A smart spending plan helps you achieve your goals, both now and in the long run
Going to college comes with a lot of firsts. For many, it’s the first time living away from your parents, the first time having choices about what to study, and the first time managing your own finances. To help you stay on top of your money you’ll need a plan, also known as a budget.
What a budget is and isn’t
The word budget might bring to mind strict, inflexible spending rules without any flexibility. But budgeting is really about anticipating and planning for your expenses, so you have funds earmarked for the things you care about, spend less on the things you don’t, can save for your short- and long-term goals, and never feel blindsided.
Your budget is also personal, and should reflect your values and priorities for the way you want to live during college. For example, is it important to you to sample your city’s restaurant offerings, or do you prefer to save money for concert tickets? Are you satisfied with a bare-bones apartment, or do you crave a comfier home? Consider your own preferences and desires for both now and in the future as you build your college budget.
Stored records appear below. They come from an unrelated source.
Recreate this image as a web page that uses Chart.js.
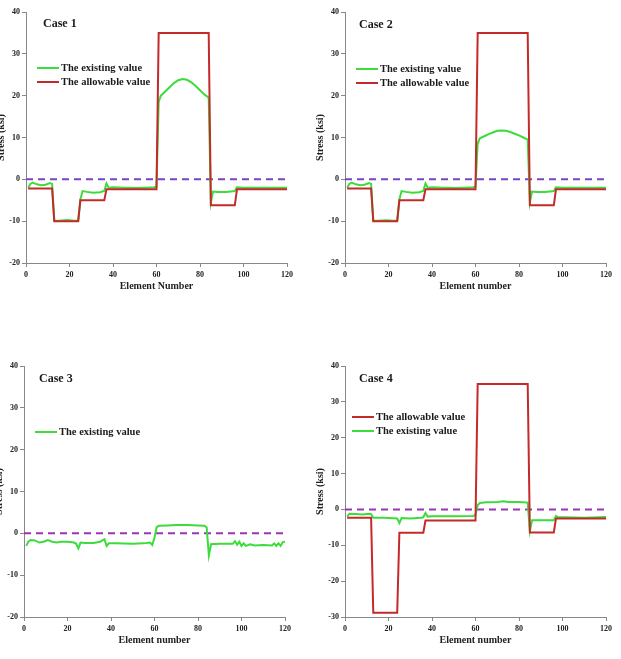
<!DOCTYPE html>
<html>
<head>
<meta charset="utf-8">
<script src="https://cdn.jsdelivr.net/npm/chart.js@4/dist/chart.umd.min.js"></script>
<style>
  html, body { margin: 0; padding: 0; background: #fff; }
  body { width: 621px; height: 659px; position: relative; overflow: hidden; }
  canvas { position: absolute; }
</style>
</head>
<body>
<canvas id="c1" width="311" height="298" style="left:-9px;top:0px"></canvas>
<canvas id="c2" width="311" height="298" style="left:310px;top:0px"></canvas>
<canvas id="c3" width="311" height="298" style="left:-11px;top:354px"></canvas>
<canvas id="c4" width="311" height="298" style="left:310px;top:354px"></canvas>
<script>
// allowable stress, step breakpoints (element number)
var stepX = [1, 12, 13, 24, 25, 36, 37, 60, 61, 84, 85, 96, 97, 120];
var allow12 = [-2.2, -2.2, -10, -10, -5, -5, -2.4, -2.4, 35, 35, -6.2, -6.2, -2.4, -2.4];
var allow4 = [-2.3, -2.3, -28.8, -28.8, -6.5, -6.5, -3.1, -3.1, 35, 35, -6.4, -6.4, -2.5, -2.5];

// existing stress
var exist12X = [1, 2, 3, 5, 7, 9, 11, 12, 13, 15, 19, 22, 24, 25, 26, 28, 31, 34, 36, 37, 38, 40, 45, 50, 55, 59, 60,
  61, 62, 64, 66, 68, 70, 72, 74, 76, 78, 80, 82, 84, 85, 86, 88, 92, 96, 97, 100, 105, 110, 115, 120];
var exist1 = [-2.0, -1.1, -0.8, -1.2, -1.4, -1.3, -0.9, -1.1, -9.9, -9.9, -9.7, -9.9, -9.9, -4.8, -2.8, -3.0, -3.2, -3.1, -2.8, -1.0, -2.0, -1.9, -2.0, -2.1, -2.0, -1.9, -1.7,
  18.5, 20.0, 21.0, 22.0, 23.0, 23.7, 24.0, 23.8, 23.2, 22.3, 21.3, 20.3, 19.5, -5.5, -2.9, -3.0, -3.0, -2.8, -1.9, -2.0, -2.0, -2.0, -2.0, -2.0];
var exist2 = [-2.0, -1.1, -0.8, -1.2, -1.4, -1.3, -0.9, -1.1, -9.9, -9.9, -9.8, -9.9, -9.9, -4.8, -2.8, -3.0, -3.2, -3.1, -2.8, -1.0, -2.0, -1.9, -2.0, -2.1, -2.0, -1.9, -1.7,
  8.5, 9.8, 10.3, 10.8, 11.2, 11.6, 11.7, 11.6, 11.3, 10.9, 10.5, 10.0, 9.5, -5.5, -2.9, -3.0, -3.0, -2.8, -1.9, -2.0, -2.0, -2.0, -2.0, -2.0];

var exist3X = [1, 2, 3, 5, 7, 9, 11, 13, 15, 17, 20, 23, 24, 25, 26, 28, 32, 35, 37, 38, 39, 42, 50, 55, 58, 59, 60,
  61, 62, 66, 70, 75, 80, 83, 84, 85, 86, 90, 96, 97, 98, 99, 100, 101, 102, 104, 106, 110, 114, 115, 116, 117, 118, 119, 120];
var exist3 = [-3.0, -2.0, -1.6, -1.7, -2.2, -2.0, -1.6, -2.0, -2.2, -2.0, -2.0, -2.2, -2.5, -3.6, -2.2, -2.3, -2.3, -2.0, -1.4, -3.0, -2.4, -2.4, -2.5, -2.4, -2.2, -2.8, -1.0,
  1.5, 1.8, 1.9, 2.0, 2.0, 1.9, 1.8, 1.4, -5.3, -2.6, -2.5, -2.5, -1.9, -2.7, -2.0, -3.0, -2.4, -3.0, -2.6, -2.9, -2.8, -2.9, -2.4, -3.0, -2.4, -3.0, -2.1, -2.0];

var exist4X = [1, 2, 5, 8, 11, 12, 13, 18, 24, 25, 26, 30, 35, 36, 37, 38, 40, 50, 59, 60,
  61, 62, 65, 70, 73, 75, 80, 84, 85, 86, 90, 96, 97, 98, 100, 110, 120];
var exist4 = [-2.0, -1.2, -1.3, -1.4, -1.2, -1.3, -2.3, -2.3, -2.5, -3.8, -2.4, -2.5, -2.3, -2.2, -1.0, -2.0, -1.9, -1.9, -1.8, -1.5,
  1.2, 1.8, 2.0, 2.1, 2.3, 2.1, 2.1, 1.9, -6.0, -3.0, -3.0, -3.0, -1.8, -2.2, -2.2, -2.3, -2.1];

var caseNames = ['Case 1', 'Case 2', 'Case 3', 'Case 4'];
var xTitles = ['Element Number', 'Element number', 'Element number', 'Element number'];
var yTitle = 'Stress (ksi)';
var existLabel = 'The existing value';
var allowLabel = 'The allowable value';

var GREEN = '#3cdc3c';
var RED = '#c42a2a';
var SERIF = '"Liberation Serif", "Times New Roman", serif';

function pts(xs, ys) {
  var out = [];
  for (var i = 0; i < xs.length; i++) out.push({x: xs[i], y: ys[i]});
  return out;
}

// draws the "Case N" label and the inside legend
var panelLabels = {
  id: 'panelLabels',
  afterDatasetsDraw: function(chart, args, opts) {
    var ctx = chart.ctx, a = chart.chartArea;
    ctx.save();
    ctx.fillStyle = '#1a1a1a';
    ctx.textBaseline = 'middle';
    ctx.textAlign = 'left';
    ctx.font = 'bold 12px ' + SERIF;
    ctx.fillText(opts.caseText, a.left + opts.caseX, a.top + opts.caseY);
    ctx.font = 'bold 10.5px ' + SERIF;
    for (var i = 0; i < opts.items.length; i++) {
      var ds = chart.data.datasets[opts.items[i]];
      var y = a.top + opts.legY + i * 14;
      ctx.strokeStyle = ds.borderColor;
      ctx.lineWidth = 2;
      ctx.beginPath();
      ctx.moveTo(a.left + opts.legX, y);
      ctx.lineTo(a.left + opts.legX + 22, y);
      ctx.stroke();
      ctx.fillText(ds.label, a.left + opts.legX + 24, y + 0.5);
    }
    ctx.restore();
  }
};

function build_chart(id, datasets, ymin, opts) {
  var ctx = document.getElementById(id).getContext('2d');
  var axisStyle = {
    grid: {drawOnChartArea: false, drawTicks: true, tickLength: 4, color: '#888'},
    border: {color: '#888', width: 1}
  };
  return new Chart(ctx, {
    type: 'line',
    data: {datasets: datasets},
    options: {
      responsive: false,
      animation: false,
      layout: {padding: {top: 12, right: 15, left: 0, bottom: 0}},
      plugins: {legend: {display: false}, tooltip: {enabled: false}, panelLabels: opts},
      elements: {point: {radius: 0}, line: {tension: 0}},
      scales: {
        x: Object.assign({
          type: 'linear', min: 0, max: 120,
          ticks: {stepSize: 20, padding: 3, color: '#222', font: {family: SERIF, size: 8, weight: 'bold'}},
          title: {display: true, text: opts.xTitle, color: '#222', padding: {top: 0, bottom: 6},
            font: {family: SERIF, size: 10, weight: 'bold'}},
          afterFit: function(s) { s.height = 35; }
        }, axisStyle),
        y: Object.assign({
          min: ymin, max: 40,
          ticks: {stepSize: 10, padding: 2, color: '#222', font: {family: SERIF, size: 8, weight: 'bold'}},
          title: {display: true, text: yTitle, color: '#222', padding: {top: 4, bottom: 0},
            font: {family: SERIF, size: 10, weight: 'bold'}},
          afterFit: function(s) { s.width = 35; }
        }, axisStyle)
      }
    },
    plugins: [panelLabels]
  });
}

function zeroLine(color) {
  return {label: 'zero', data: [{x: 0, y: 0}, {x: 120, y: 0}], borderColor: color,
    borderWidth: 2, borderDash: [7, 5], order: 3};
}
function existSet(xs, ys) {
  return {label: existLabel, data: pts(xs, ys), borderColor: GREEN, borderWidth: 2, order: 2};
}
function allowSet(ys) {
  return {label: allowLabel, data: pts(stepX, ys), borderColor: RED, borderWidth: 2, order: 1};
}

window.onload = function() {
  build_chart('c1', [existSet(exist12X, exist1), allowSet(allow12), zeroLine('#7844c4')], -20,
    {caseText: caseNames[0], xTitle: xTitles[0], caseX: 17, caseY: 12, legX: 11, legY: 56, items: [0, 1]});
  build_chart('c2', [existSet(exist12X, exist2), allowSet(allow12), zeroLine('#7844c4')], -20,
    {caseText: caseNames[1], xTitle: xTitles[1], caseX: 14, caseY: 13, legX: 11, legY: 57, items: [0, 1]});
  build_chart('c3', [existSet(exist3X, exist3), zeroLine('#9a34b4')], -20,
    {caseText: caseNames[2], xTitle: xTitles[2], caseX: 15, caseY: 13, legX: 11, legY: 66, items: [0]});
  build_chart('c4', [allowSet(allow4), existSet(exist4X, exist4), zeroLine('#9a34b4')], -30,
    {caseText: caseNames[3], xTitle: xTitles[3], caseX: 14, caseY: 13, legX: 7, legY: 51, items: [0, 1]});
};
</script>
</body>
</html>
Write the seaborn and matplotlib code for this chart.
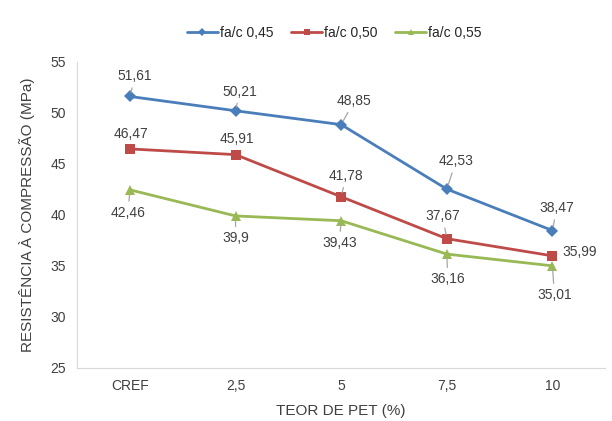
import pandas as pd
import seaborn as sns
import matplotlib.pyplot as plt

# values
teor = ['CREF', '2,5', '5', '7,5', '10']
fac_045 = [51.61, 50.21, 48.85, 42.53, 38.47]
fac_050 = [46.47, 45.91, 41.78, 37.67, 35.99]
fac_055 = [42.46, 39.9, 39.43, 36.16, 35.01]
series = ['fa/c 0,45', 'fa/c 0,50', 'fa/c 0,55']

# label offsets (points) for each data label, and whether a leader line is drawn
offs_045 = [(3.6, 14.5), (3, 13.8), (9.4, 17), (6.5, 20), (3, 16)]
offs_050 = [(0.7, 11), (0.7, 11.5), (3.6, 15), (-3, 16), (19.5, 3)]
offs_055 = [(-1.4, -16.5), (0, -16), (-1.4, -16), (0.7, -18), (1.4, -21)]
lead_045 = [True, True, True, True, True]
lead_050 = [False, False, True, True, False]
lead_055 = [True, True, True, True, True]

data = pd.DataFrame({
    'Teor': teor * 3,
    'Resistencia': fac_045 + fac_050 + fac_055,
    'Serie': [s for s in series for _ in teor],
})

sns.set_style('white')
plt.rcParams['font.family'] = ['Liberation Sans', 'DejaVu Sans']

colors = ['#4a7ebb', '#be4b48', '#98b954']

fig = plt.figure(figsize=(6.12, 4.21), dpi=100)
ax = fig.add_axes([0.126, 0.126, 0.863, 0.727])

sns.lineplot(data=data, x='Teor', y='Resistencia', hue='Serie', style='Serie',
             markers=['D', 's', '^'], dashes=False, palette=colors, sort=False,
             linewidth=2, markersize=6.5, markeredgewidth=0, ax=ax)

for vals, offs, leads in [(fac_045, offs_045, lead_045),
                          (fac_050, offs_050, lead_050),
                          (fac_055, offs_055, lead_055)]:
    for i, (v, o, ld) in enumerate(zip(vals, offs, leads)):
        txt = '{:g}'.format(v).replace('.', ',')
        arrow = None
        if ld:
            arrow = dict(arrowstyle='-', color='#a6a6a6', lw=0.9,
                         shrinkA=1, shrinkB=3)
        ax.annotate(txt, xy=(i, v), xytext=o, textcoords='offset points',
                    ha='center', va='center', fontsize=10, color='#404040',
                    arrowprops=arrow)

ax.set_ylim(25, 55)
ax.set_xlim(-0.5, 4.5)
ax.set_yticks(range(25, 56, 5))
ax.tick_params(axis='both', length=0, labelsize=10, labelcolor='#404040', pad=8)
ax.set_xlabel('TEOR DE PET (%)', fontsize=11, color='#404040', labelpad=8)
ax.set_ylabel('RESISTÊNCIA À COMPRESSÃO (MPa)', fontsize=11, color='#404040', labelpad=11)

for side in ['top', 'right']:
    ax.spines[side].set_visible(False)
for side in ['left', 'bottom']:
    ax.spines[side].set_color('#d9d9d9')

ax.legend(title=None, loc='center', bbox_to_anchor=(0.487, 1.095), ncol=3,
          frameon=False, fontsize=10, handlelength=2.2, columnspacing=1.3,
          handletextpad=0.15, markerscale=0.6)

plt.savefig('out.png', dpi=100)
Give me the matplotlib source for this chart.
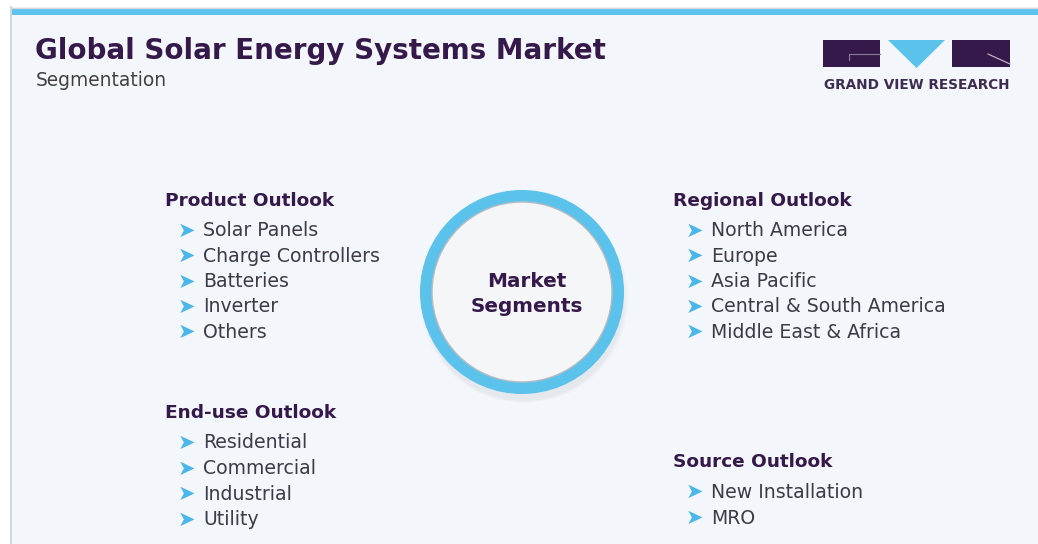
import matplotlib
matplotlib.use('Agg')
import matplotlib.pyplot as plt
from matplotlib.patches import Rectangle, Circle, Polygon

# text content
title = 'Global Solar Energy Systems Market'
subtitle = 'Segmentation'
center_label = 'Market\nSegments'

product_items = ['Solar Panels', 'Charge Controllers', 'Batteries', 'Inverter', 'Others']
regional_items = ['North America', 'Europe', 'Asia Pacific',
                  'Central & South America', 'Middle East & Africa']
enduse_items = ['Residential', 'Commercial', 'Industrial', 'Utility']
source_items = ['New Installation', 'MRO']

purple = '#35194a'
blue = '#5bc2ec'
gray_text = '#3c3c46'
font = 'DejaVu Sans'

fig = plt.figure(figsize=(10.38, 5.44), dpi=100)
ax = fig.add_axes([0, 0, 1, 1])
ax.set_xlim(0, 1038)
ax.set_ylim(544, 0)
ax.axis('off')

# panel background and borders
ax.add_patch(Rectangle((10, 7), 1028, 540, facecolor='#f3f6fa', edgecolor='none'))
ax.plot([10.5, 10.5], [7, 544], color='#d4d6da', lw=1.5)
ax.plot([10, 1038], [7.5, 7.5], color='#d4d6da', lw=1)
ax.add_patch(Rectangle((11, 8), 1027, 7, facecolor=blue, edgecolor='none'))

# title block
ax.text(35, 51, title, fontsize=20, fontweight='bold', color=purple,
        family=font, va='center', ha='left')
ax.text(36, 81, subtitle, fontsize=13.4, color='#404040',
        family=font, va='center', ha='left')

# logo
ax.add_patch(Rectangle((823, 40), 57, 27, facecolor=purple, edgecolor='none'))
ax.add_patch(Polygon([(888, 40), (945, 40), (916.5, 68)], closed=True,
                     facecolor=blue, edgecolor='none'))
ax.add_patch(Rectangle((952, 40), 58, 27, facecolor=purple, edgecolor='none'))
ax.plot([849, 849, 880], [60, 54, 54], color='#8a7d96', lw=0.8)
ax.plot([988, 1010], [54, 64], color='#c9c2d0', lw=0.8)
ax.text(916.5, 85, 'GRAND VIEW RESEARCH', fontsize=9.8, fontweight='bold',
        color='#3d2d52', family=font, va='center', ha='center')

# central circle with shadow
for i, a in enumerate([0.04, 0.05, 0.06]):
    ax.add_patch(Circle((524, 299 + i), 104 - i * 2, facecolor='#9aa0a8',
                        edgecolor='none', alpha=a))
ax.add_patch(Circle((522, 292), 102, facecolor=blue, edgecolor='none'))
ax.add_patch(Circle((522, 292), 90, facecolor='#f5f6f8', edgecolor='#b8bcc2', lw=1))
ax.text(527, 294, center_label, fontsize=14.4, fontweight='bold', color=purple,
        family=font, va='center', ha='center', linespacing=1.4)


def draw_group(x, y, heading, items, step):
    ax.text(x, y + 1, heading, fontsize=13.3, fontweight='bold', color=purple,
            family=font, va='center', ha='left')
    for k, item in enumerate(items):
        yy = y + 31 + k * step
        ax.text(x + 13, yy, '\u27a4', fontsize=15, color='#4ab6ea',
                family='DejaVu Sans', va='center', ha='left')
        ax.text(x + 38, yy, item, fontsize=13.6, color=gray_text,
                family=font, va='center', ha='left')


draw_group(165, 200, 'Product Outlook', product_items, 25.3)
draw_group(673, 200, 'Regional Outlook', regional_items, 25.3)
draw_group(165, 412, 'End-use Outlook', enduse_items, 25.5)
draw_group(673, 461, 'Source Outlook', source_items, 26)

fig.savefig('out.png', dpi=100)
Steps to creating a college student budget
Once you’ve nailed down what your priorities are for your money, it’s time to get down to the details. Here’s our step-by-step guide and a monthly budget sheet to help you through the process:
1. Make a list of all of your expenses, including necessities like food, housing, tuition, and gas, as well as discretionary items like dinners out and entertainment. Divide the list into three categories, and put each one in order of importance:
- School expenses. This includes anything you’re responsible for that isn’t directly paid by your parents, financial aid, or student loans. It can also include living expenses while at school such as rent, utilities, groceries, toiletries, medications, and other basics you need.
- Personal expenses. Your streaming subscriptions, clothes and coffee runs would go on this list.
- Infrequent expenses. Some of these are expected like plane tickets home for a holiday, and some are unexpected, but still important to budget for, like your computer breaking or car needing major repairs.
2. Then, make a list of your sources of income, their amounts after taxes have been taken out, and when in the month or year you can expect to get paid. You’ll also need to find out when funds from student loans and other financial aid will come in and how they’ll be disbursed. And if your family has saved money in a 529 Plan for your education, talk to them about how and when you’ll be able to access the money.
3. Create a budget that takes all of this into account and decide where each dollar should go. This will ensure that your spending is in line with your priorities.
One way to build a budget is to keep track of your spending for a week. Tracking groceries, transportation, socializing, and other miscellaneous expenses can reveal that you may spend more than you think. From this list, you can better estimate how much your monthly expenses are, which can help you set a budget.
Creating a budget may also be a little bit of an experiment, especially as you settle into the semester. You may find expenses you didn’t anticipate as you build your college budget, like dues for an extracurricular activity.